The relevance of space to human existence is self-evident, and increasingly so. Communications, meteorology, Global Positioning System (GPS) technologies, each of these critical sectors’ reliance on space technology is so profound that only a few hours of space-based asset disruption would melt down financial markets, cause billions of dollars in losses, and endanger human life (notably in the field of civilian aviation and military operations).
Today’s streamlined and interconnected world, dependent as it is on these space assets, would not be possible without a sustainable use of outer space. Yet outer space is becoming increasingly congested and contested, creating numerous insecurities.
Outer space must be kept secure as a global commons for all of humanity. This involves pro-actively dealing with issues such as space debris and the weaponisation of space. At the same time, this development must be reconciled with the reality that the security of a state’s space interests is vital to its national interests. In recent years, space weaponisation has escalated and caused tensions to flare between countries. Despite these inordinately high stakes, international law continues to neglect the regulation of dangerous gaps in space law.

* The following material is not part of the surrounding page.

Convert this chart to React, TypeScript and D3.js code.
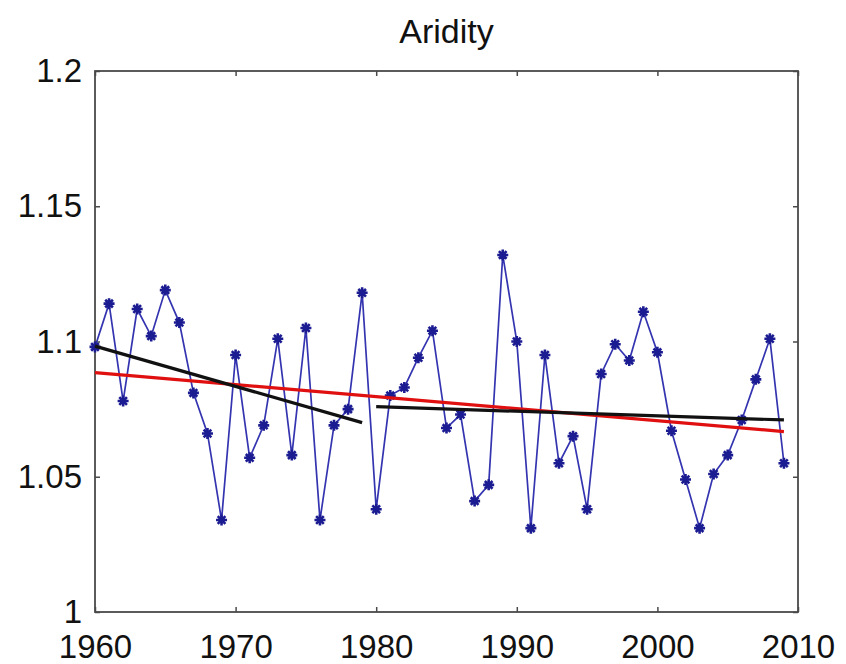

The goal of the peaceful use of outer space, announced in the Preamble of the 1967 Outer Space Treaty, is challenged daily by the realities of increased geopolitical competition and the absence of binding rules on militarisation. The cluster on outer space security at the GCSP looks into the security issues related to outer space: space debris, weaponisation in space, international law and governance and the role of international organisations such as the United Nations and regional bodies.